Summary — A1865 (Introduced Version / 1865A print)

Status: Introduced Jan 9, 2024; Passed Assembly May 13, 2025; Delivered to Senate and referred to Senate Judiciary (print number 1865A).

Related/companion: S1953, S6729. Prior-session: A5694.

Sponsors: Shanique Speight (primary), Sterley S. Stanley (primary), Linda Rosenthal (primary); cosponsors include Gabriel Rodriguez, Nikki Lucas, Dana Levenberg, Chris Burdick, Rebecca Seawright, Harvey Epstein.

Effective date: Immediately upon enactment.

Purpose
- Establish a state-led early-intervention oversight mechanism for long-term care facilities to prevent declines in resident health and safety and interruptions to needed health services.

Key provisions
- Creation of "Mission Critical Long-Term Care Teams":
- The Commissioner of Health must establish at least one team (may create more).
- Each team shall have four members with relevant expertise (examples listed in the bill): long-term care administration/management, financial management, nursing care, infection prevention, social work, quality improvement, safety, and continuing professional education.
- Teams will identify facilities requiring progressive oversight or direct intervention and work collaboratively with facilities to improve financial and operational performance with a focus on resident health and safety.
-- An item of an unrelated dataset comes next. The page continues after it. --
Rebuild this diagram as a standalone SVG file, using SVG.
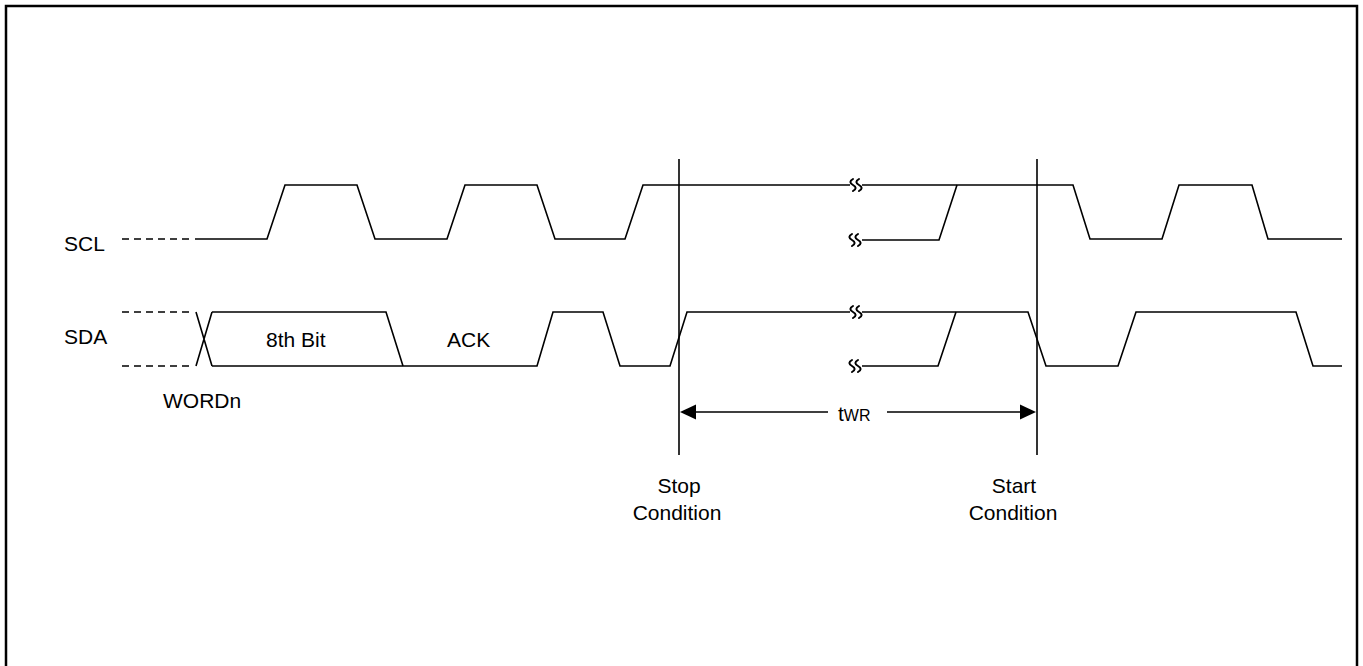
<svg xmlns="http://www.w3.org/2000/svg" width="1363" height="666" viewBox="0 0 1363 666">
<style>
.w{fill:none;stroke:#000;stroke-width:1.6;stroke-linejoin:miter}
.d{fill:none;stroke:#000;stroke-width:1.6;stroke-dasharray:7 5}
.v{fill:none;stroke:#000;stroke-width:1.6}
.t{font-family:"Liberation Sans",Arial,sans-serif;font-size:21px;fill:#000}
.brk{fill:none;stroke:#000;stroke-width:2;stroke-linecap:round}
</style>
<defs>
<g id="squig"><path class="brk" d="M-3,-6 c-3.5,2 -3.5,4 0,6 c3.5,2 3.5,4 0,6 M3,-6 c-3.5,2 -3.5,4 0,6 c3.5,2 3.5,4 0,6"/></g>
</defs>
<rect x="6" y="6" width="1351" height="700" fill="#fff" stroke="#000" stroke-width="2.5"/>
<g id="labels">
<text class="t" x="64" y="251">SCL</text>
<text class="t" x="64" y="344">SDA</text>
<text class="t" x="266" y="347">8th Bit</text>
<text class="t" x="447" y="347">ACK</text>
<text class="t" x="163" y="408">WORDn</text>
</g>
<g id="scl">
<path class="d" d="M122,239 H190"/>
<path class="w" d="M195,239 H267 L285,185 H357 L375,239 H447 L465,185 H537 L555,239 H625 L643,185 H850"/>
<path class="w" d="M862,185 H1073 L1090,239 H1162 L1179,185 H1252 L1268,239 H1342"/>
<path class="w" d="M862,240 H939 L957,185"/>
<use href="#squig" x="856" y="185"/>
<use href="#squig" x="855" y="240"/>
</g>
<g id="sda">
<path class="d" d="M122,312 H190 M122,366 H190"/>
<path class="w" d="M196,312 L212,366 M196,366 L212,312"/>
<path class="w" d="M212,312 H386 L403,366"/>
<path class="w" d="M212,366 H537 L553,312 H603 L620,366 H670 L687,312 H850"/>
<path class="w" d="M862,312 H1028 L1046,366 H1118 L1136,312 H1296 L1313,366 H1342"/>
<path class="w" d="M862,366 H938 L956,312"/>
<use href="#squig" x="856" y="312"/>
<use href="#squig" x="855" y="366"/>
</g>
<g id="stop">
<path class="v" d="M679,159 V455"/>
<text class="t" x="679" y="493" text-anchor="middle">Stop</text>
<text class="t" x="677" y="520" text-anchor="middle">Condition</text>
</g>
<g id="start">
<path class="v" d="M1037,159 V455"/>
<text class="t" x="1014" y="493" text-anchor="middle">Start</text>
<text class="t" x="1013" y="520" text-anchor="middle">Condition</text>
</g>
<g id="connectors">
<path class="v" d="M690,412 H828 M887,412 H1026"/>
<polygon points="680,412 696,404.5 696,419.5" fill="#000"/>
<polygon points="1036,412 1020,404.5 1020,419.5" fill="#000"/>
<text class="t" x="838" y="421">t<tspan font-size="16">WR</tspan></text>
</g>
</svg>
  • Development of evaluation indicators:

    • The Commissioner will establish specific indicators and thresholds to assess a facility’s operational and financial soundness and to identify operational/financial distress or risk thereof.
    • The Commissioner will also set indicators to evaluate a facility’s capacity to protect resident rights (per C.26:2H‑128) and to meet applicable licensing quality-of-care standards.
  • Deployment and authority:

    • When Department of Health surveys, inspections, or complaints indicate a facility is at risk per the established indicators, the Commissioner may dispatch a Mission Critical Team to evaluate the facility and advise on corrective measures.
    • Teams may also be dispatched at the request of facility management.
  • Facility obligations:

    • Facilities receiving a team must cooperate and grant the team and the Department access to physical plant operations/locations and to requested financial, operational, and programmatic information.
  • Rulemaking:

    • The Commissioner may adopt regulations under the Administrative Procedure Act to implement the law.

Who is affected
- Long-term care facilities and their residents (increased oversight, possible assistance/intervention).
- Department of Health (new team establishment, rulemaking, deployment responsibilities).
- Facility administrators and owners (obligation to cooperate and provide access to information).
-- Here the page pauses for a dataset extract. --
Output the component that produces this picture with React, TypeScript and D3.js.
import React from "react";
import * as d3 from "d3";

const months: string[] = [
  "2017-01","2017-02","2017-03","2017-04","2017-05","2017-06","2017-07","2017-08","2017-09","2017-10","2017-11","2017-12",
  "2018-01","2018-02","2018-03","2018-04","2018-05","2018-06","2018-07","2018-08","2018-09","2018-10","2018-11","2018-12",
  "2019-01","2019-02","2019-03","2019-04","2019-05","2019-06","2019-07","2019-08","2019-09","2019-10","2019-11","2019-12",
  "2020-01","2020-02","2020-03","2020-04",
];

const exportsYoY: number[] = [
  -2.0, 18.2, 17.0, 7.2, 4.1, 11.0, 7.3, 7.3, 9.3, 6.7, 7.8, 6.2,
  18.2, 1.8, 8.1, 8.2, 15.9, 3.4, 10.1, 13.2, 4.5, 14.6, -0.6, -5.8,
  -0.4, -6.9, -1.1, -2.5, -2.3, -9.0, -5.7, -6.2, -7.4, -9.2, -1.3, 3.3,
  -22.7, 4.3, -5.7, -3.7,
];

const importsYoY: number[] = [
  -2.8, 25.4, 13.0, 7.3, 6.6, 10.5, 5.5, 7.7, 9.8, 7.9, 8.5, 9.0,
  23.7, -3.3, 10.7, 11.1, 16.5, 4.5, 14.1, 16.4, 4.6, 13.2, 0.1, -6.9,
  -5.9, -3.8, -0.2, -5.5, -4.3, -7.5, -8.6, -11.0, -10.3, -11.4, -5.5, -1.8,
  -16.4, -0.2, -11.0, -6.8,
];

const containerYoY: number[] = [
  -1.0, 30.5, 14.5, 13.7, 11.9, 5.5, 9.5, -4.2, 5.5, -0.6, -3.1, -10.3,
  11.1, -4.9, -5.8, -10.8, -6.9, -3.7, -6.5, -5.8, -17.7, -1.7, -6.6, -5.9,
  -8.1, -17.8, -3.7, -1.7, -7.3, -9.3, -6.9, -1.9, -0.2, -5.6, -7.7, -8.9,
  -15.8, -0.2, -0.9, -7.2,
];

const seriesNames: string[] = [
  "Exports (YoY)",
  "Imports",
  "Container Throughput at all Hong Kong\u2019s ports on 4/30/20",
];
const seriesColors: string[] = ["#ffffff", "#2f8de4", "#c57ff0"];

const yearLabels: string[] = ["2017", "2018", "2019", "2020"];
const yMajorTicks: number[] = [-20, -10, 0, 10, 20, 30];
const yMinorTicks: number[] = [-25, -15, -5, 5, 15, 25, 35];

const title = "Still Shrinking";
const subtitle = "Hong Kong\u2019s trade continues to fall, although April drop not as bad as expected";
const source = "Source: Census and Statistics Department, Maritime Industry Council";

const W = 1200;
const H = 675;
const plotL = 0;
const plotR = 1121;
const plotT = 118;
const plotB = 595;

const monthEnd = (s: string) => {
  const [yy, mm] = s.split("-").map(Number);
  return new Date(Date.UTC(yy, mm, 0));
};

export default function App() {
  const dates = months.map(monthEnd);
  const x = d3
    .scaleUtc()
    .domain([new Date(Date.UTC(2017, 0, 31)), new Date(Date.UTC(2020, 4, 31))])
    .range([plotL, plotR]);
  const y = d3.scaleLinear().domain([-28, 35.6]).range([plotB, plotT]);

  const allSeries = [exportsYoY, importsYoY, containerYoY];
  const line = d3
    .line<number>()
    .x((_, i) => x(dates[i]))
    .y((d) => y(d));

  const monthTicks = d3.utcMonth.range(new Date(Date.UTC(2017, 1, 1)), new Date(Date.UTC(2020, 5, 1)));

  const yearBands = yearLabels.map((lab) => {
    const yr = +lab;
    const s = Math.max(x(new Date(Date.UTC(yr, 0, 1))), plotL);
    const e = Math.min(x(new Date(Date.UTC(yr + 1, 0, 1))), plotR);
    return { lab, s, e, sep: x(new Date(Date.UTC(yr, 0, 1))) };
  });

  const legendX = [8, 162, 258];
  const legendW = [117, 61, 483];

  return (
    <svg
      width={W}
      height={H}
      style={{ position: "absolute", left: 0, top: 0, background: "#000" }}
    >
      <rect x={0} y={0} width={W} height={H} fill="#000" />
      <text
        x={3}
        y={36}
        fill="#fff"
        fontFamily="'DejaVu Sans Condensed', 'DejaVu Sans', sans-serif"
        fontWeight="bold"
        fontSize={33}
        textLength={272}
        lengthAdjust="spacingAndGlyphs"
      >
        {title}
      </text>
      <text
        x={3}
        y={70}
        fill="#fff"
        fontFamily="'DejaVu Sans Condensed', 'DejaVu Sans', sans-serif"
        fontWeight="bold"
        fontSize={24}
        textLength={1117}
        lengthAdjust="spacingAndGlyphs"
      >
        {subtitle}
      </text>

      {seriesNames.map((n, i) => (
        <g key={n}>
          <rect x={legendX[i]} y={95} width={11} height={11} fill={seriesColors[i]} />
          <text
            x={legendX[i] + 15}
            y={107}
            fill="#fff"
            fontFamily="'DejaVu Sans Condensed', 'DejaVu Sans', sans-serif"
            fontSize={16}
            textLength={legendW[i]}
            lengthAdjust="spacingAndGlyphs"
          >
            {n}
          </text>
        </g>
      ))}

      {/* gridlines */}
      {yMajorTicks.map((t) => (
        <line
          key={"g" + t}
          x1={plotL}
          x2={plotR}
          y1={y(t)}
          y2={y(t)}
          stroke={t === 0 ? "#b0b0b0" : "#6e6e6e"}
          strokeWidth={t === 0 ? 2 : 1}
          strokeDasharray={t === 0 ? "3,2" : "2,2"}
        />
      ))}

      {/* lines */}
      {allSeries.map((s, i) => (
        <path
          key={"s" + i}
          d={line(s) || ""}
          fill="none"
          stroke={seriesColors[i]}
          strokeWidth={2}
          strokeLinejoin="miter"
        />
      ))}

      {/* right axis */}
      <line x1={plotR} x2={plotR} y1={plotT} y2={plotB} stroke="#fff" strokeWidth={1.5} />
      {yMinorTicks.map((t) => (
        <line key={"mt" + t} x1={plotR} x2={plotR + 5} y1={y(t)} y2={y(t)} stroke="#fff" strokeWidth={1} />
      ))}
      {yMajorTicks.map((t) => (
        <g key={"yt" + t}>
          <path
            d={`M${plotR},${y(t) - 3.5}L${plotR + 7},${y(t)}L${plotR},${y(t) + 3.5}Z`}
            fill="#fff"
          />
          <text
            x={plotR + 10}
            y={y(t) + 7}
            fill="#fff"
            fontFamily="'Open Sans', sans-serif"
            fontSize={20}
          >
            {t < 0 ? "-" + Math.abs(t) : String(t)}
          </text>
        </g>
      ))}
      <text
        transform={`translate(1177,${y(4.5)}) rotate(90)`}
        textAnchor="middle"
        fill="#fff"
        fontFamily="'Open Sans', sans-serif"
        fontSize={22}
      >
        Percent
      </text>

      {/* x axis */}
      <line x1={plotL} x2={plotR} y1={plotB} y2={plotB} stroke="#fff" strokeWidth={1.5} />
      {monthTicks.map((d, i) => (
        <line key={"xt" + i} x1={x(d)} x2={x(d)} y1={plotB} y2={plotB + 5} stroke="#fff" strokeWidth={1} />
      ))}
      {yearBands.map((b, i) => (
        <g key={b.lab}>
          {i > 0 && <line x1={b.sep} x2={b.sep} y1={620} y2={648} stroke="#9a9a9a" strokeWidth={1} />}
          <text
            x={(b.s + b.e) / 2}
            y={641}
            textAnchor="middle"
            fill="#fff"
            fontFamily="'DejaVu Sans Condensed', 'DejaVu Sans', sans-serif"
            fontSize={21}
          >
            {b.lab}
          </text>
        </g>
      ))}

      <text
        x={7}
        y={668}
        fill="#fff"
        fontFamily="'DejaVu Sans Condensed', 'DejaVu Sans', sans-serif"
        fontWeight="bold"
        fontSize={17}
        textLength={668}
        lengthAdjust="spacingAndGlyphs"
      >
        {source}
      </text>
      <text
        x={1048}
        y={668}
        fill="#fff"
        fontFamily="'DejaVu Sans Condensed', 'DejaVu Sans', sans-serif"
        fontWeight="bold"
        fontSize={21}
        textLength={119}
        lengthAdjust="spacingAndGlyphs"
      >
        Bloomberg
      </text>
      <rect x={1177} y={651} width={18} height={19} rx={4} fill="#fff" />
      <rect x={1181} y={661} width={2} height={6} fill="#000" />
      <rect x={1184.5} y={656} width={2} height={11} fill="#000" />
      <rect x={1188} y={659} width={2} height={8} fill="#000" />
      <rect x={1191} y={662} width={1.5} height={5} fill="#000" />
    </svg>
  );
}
Potential impact and considerations
- May enable earlier, multidisciplinary intervention to prevent quality or safety declines.
- Could increase regulatory oversight and reporting/access demands on facilities.
- The bill focuses on assessment and advisory intervention; it does not itself prescribe specific enforcement sanctions as part of the team’s role.
- Implementation details (number of teams, specific indicators, information-sharing protocols, confidentiality safeguards) will be defined by DOH rulemaking.

Compiled from official sources — confirm details with the bill’s official record.